12:34p break to listen to radio show?
1:12p resume

Another thing that had intrigued her in listening to Philbin, was that he did his show extemporaneously. There was no script. He never knew where things were going, how things would turn out. He walked a tightrope every time he did his show. This too was what he'd wanted.

She had drawn turkeys with the group in kids class the day before. Everyone seemed to enjoy it. There were some new people. Whether she could expect them again she did not know. Sometimes people popped in because they happened to be in the library and/or they had happened to notice the flier. In this case the flier announced the class would be drawing turkeys that day. The kids were now on the lookout for the fliers because she had always played a guessing game with them as to what the day's subject was.
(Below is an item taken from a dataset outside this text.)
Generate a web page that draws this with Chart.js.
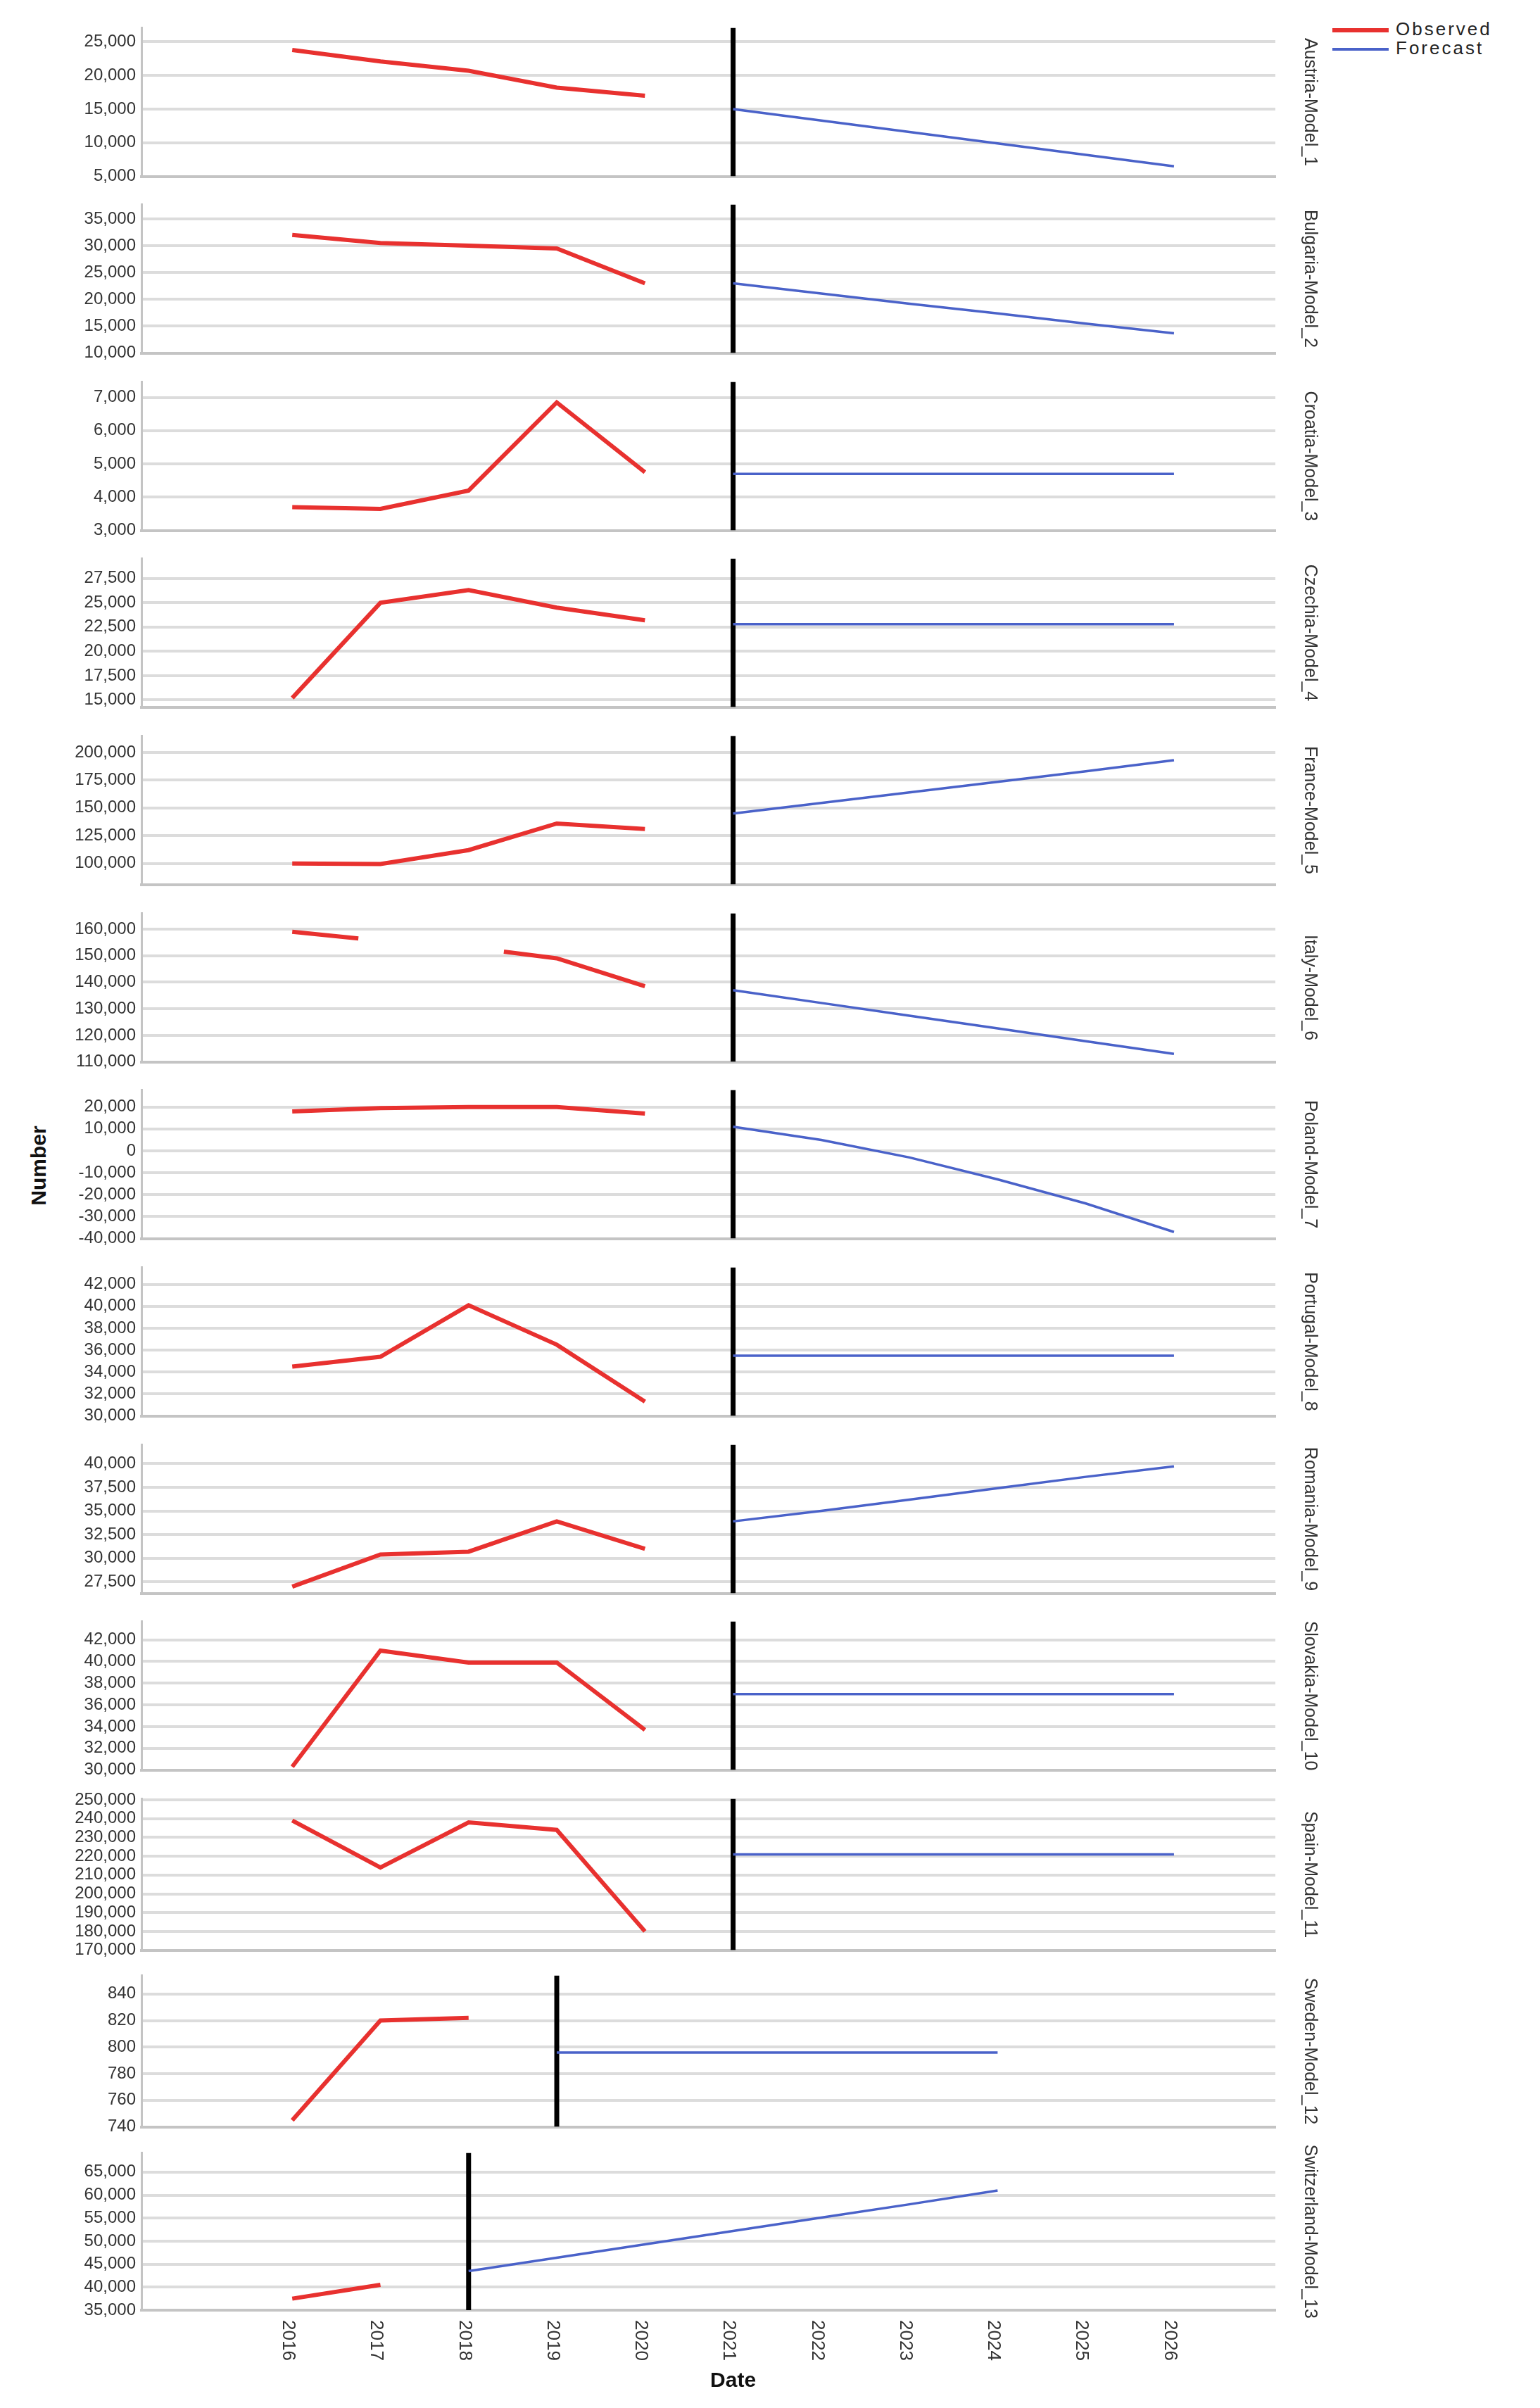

They had learned though that the poster on the front door usually gave the topic away. She would have to think of a new guessing game.

She told them they would not be drawing 'hand' turkeys, something she felt was too safe, too known. They seemed disappointed. When they'd struggled through drawing the traditional puffed up turkey and had worked quite awhile at coloring their drawings, she told them they could draw 'hand' turkeys if they wanted. Then she told them she would not be taking photographs of any 'hand' turkeys though, not unless they were done by five year olds. They made quite a variety of turkey drawings. She wondered later whether she should be offering more simple projects like 'hand' drawing. She had seen that even this skill of tracing around one's hand was difficult for some.

1:41p 1357 words

She could not remember what else she wanted to write about. The last stretch of the daily word target could be hard to get through. If she were a talk show host like Regis Philbin what would she do without a script? She often had to do this in her classes before hand if people came early. She would want to be setting up but always felt a responsibility to somehow engage them. One could not just leave people sitting in a room to wait without involving them while one went about one's business in this situation. She could feel their waiting, their restlessness, and it distracted her from being able to focus on setting up what she needed. Sometimes one just had to juggle both though.

There were two things that she used to engage the group immediately. There was the learning of their names, though sometimes she forgot to do that if they had somehow gotten off her usual routine. There was the guessing of the day's subject. With that could also come a brainstorming of possibilities within the subject. As she fielded answers from the kids she wrote them down. The subject had been turkeys. They had all known this. She did not even take guesses from them. Instead she told them to say the day's subject all together when she raised her hands. After that they brainstormed the designs and shapes that could be drawn in the borders of their papers as decoration. One young child usually would not speak in class, but this time raised a hand and said 'Christmas trees'. The kids were thinking too far ahead, but that was the power of Christmas.

Did it matter that this writing was no longer taking just a few hours? She had taken several breaks within the session this time. She believed that she had gone this far into the challenge and gotten through that wall, that she would see it through to its end, even if there would be no real purpose for what she ended up with, and even though she had never been quite comfortable with the voice and namelessness issues. Her Dad had said she could give a name to the subject, just go back to the beginning and do it. She however felt there would be much too much to change. So much of the writing had been an exploration about the very issue of this namelessness and the sound of this voice. Now she wanted to see what became of this situation by the end. She did not know.